OpenROV v2.5 wiring diagram (filling in the blanks)


#1

Hi, I just purchased the OpenROV kit and have assembled almost everything using the v2.4 wiki videos and the new 2.5 wiki on dozuki:

OpenROV v2.4 instructions

OpenROV v2.5 instructions (work in progress)

The 2.5 wiki ends at step 20 where it starts explaining how to wire up the motor controls to the new OpenROV Controller Board (rev 2.5B), so I've been looking through the controller board schematic on github to try and figure out how to hook up everything else. It shouldn't be too hard to deduce the remainder of the wiring diagram, but I would feel much more comfortable if someone with experience could fill in the blanks for me.

I have 4 questions relating to power and the OpenROV Controller Board:

1) Battery: Where on the OCB do I attach the 12V main power supply?

2) Beagle Bone: Which pins on the OCB supply the beaglebone power (5V)?

3) Tether Adapter (from the Tenda P200): Which pins on the OCB supply the tether power (3.3V)?

4) LED Lights: Which pins on the OCB supply the light power (12V)?

I appreciate any help with this, thanks!


#2

Hi Todd:

Here's a brief answer to your questions:

1.) There is no independent connection for the batteries. They come through the hull penetration as part of the main wiring harness, which ends in a DB-25 connector. The batteries are pins 4,5,6, and 7 on that connector. See sheet #2 of the schematic. If you want to apply power to the circuit board for temporary testing, you can do it at the solder pads J11, as shown on sheet #3.

2.) J6-5 and J6-6.

3.) See sheet #2 of the schematic. The Tenda adapter plugs right on to the circuit board with no wiring needed. Just make sure when you cut apart the boards of the Tenda adapter, you cut as close to the power supply board as possible, leaving lots of pin length on the logic board.

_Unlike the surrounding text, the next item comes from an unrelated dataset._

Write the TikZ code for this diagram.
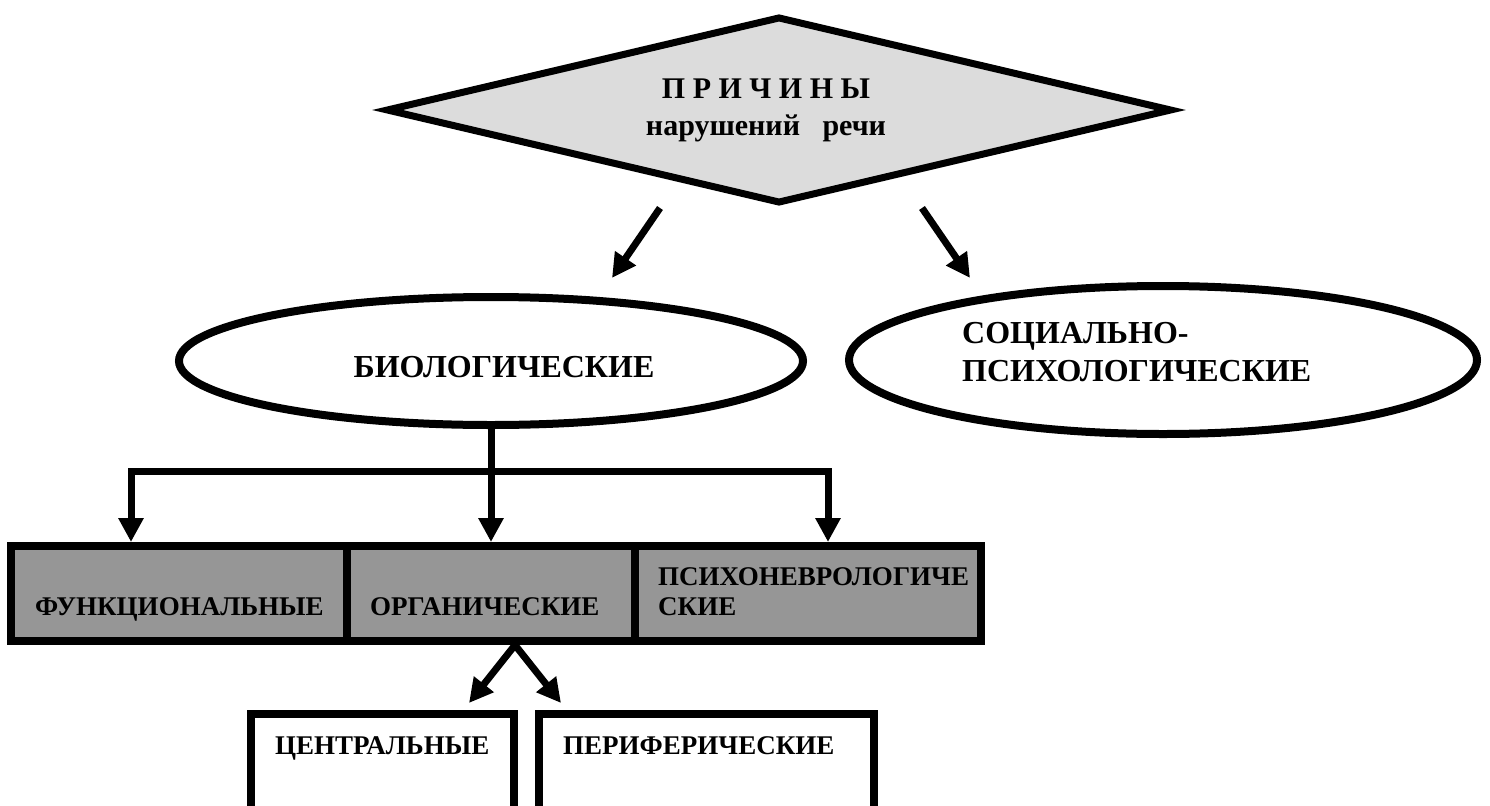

4.) See sheet #6 of the schematic. The LEDs hook up to PWM1+ and PWM 1-.

-W


#3

Also, here's a quick diagram that might help clarify the wiring to the DB-25. This is from the perspective of looking at the back of the female connector (looking at the solder cups). Double check the pin numbers on the connector (very hard to see but molded into the plastic insulation next to each pin) to make sure you've got everything right.


Hope this helps!

Eric


#4

Ahh, ok, I see it now, thanks so much for that feedback! I feel a lot better applying voltage to this guy now :D


#5

cool, thanks! I see that now on page #2 of the schematic but the color coding makes it much clearer.


#6

BTW, Eric has posted another couple of pages of instructions on Dozuki, so you might want to go back and re-look at that.

-W


#7

I completed the machine part of OPENROV-V2.5.
Since there is little explanation of a wiring course and software, I have many qestion.
Although it is the first question, is TETHER a remote ETHERNET communication circuit of two lines of TENDA?
Isn't there any polarity(+,-) in this TETHER?


#8

The tether is just a clever way to reduce the standard 4 pin ethernet connection down to a 2 pin connection. It uses those Tenda adapters to do it since they already do exactly that through the power outlet in your house (which is 2 wire). The OpenROV design just cuts out the outlet power part and uses the ethernet to 2pin converter. So basically yea, the connection to the ROV is an ethernet conection between a laptop and the ROV. The little clear acrylic box part of the tether is what connects to the PC: it's powered by a USB connect. I don't think there's a polarity to the wires, I ended up trying it both ways and it worked fine. It's designed to attach to an AC power outlet, which also has no polarity, so I think it's safe to assume there is none.


#9

Mr. Todd
Thank you for the suitable advice.
One question of mine was solved.
Since AC electric socket can be put conversely, there is no polarity.
I connected TENDA of TOPSIDE to PC.
Since lighting of LED was right, probably it was successful.
Although he would like to, perform the wiring by the side of ROV, a source code, etc. from now on, it feels very difficultly.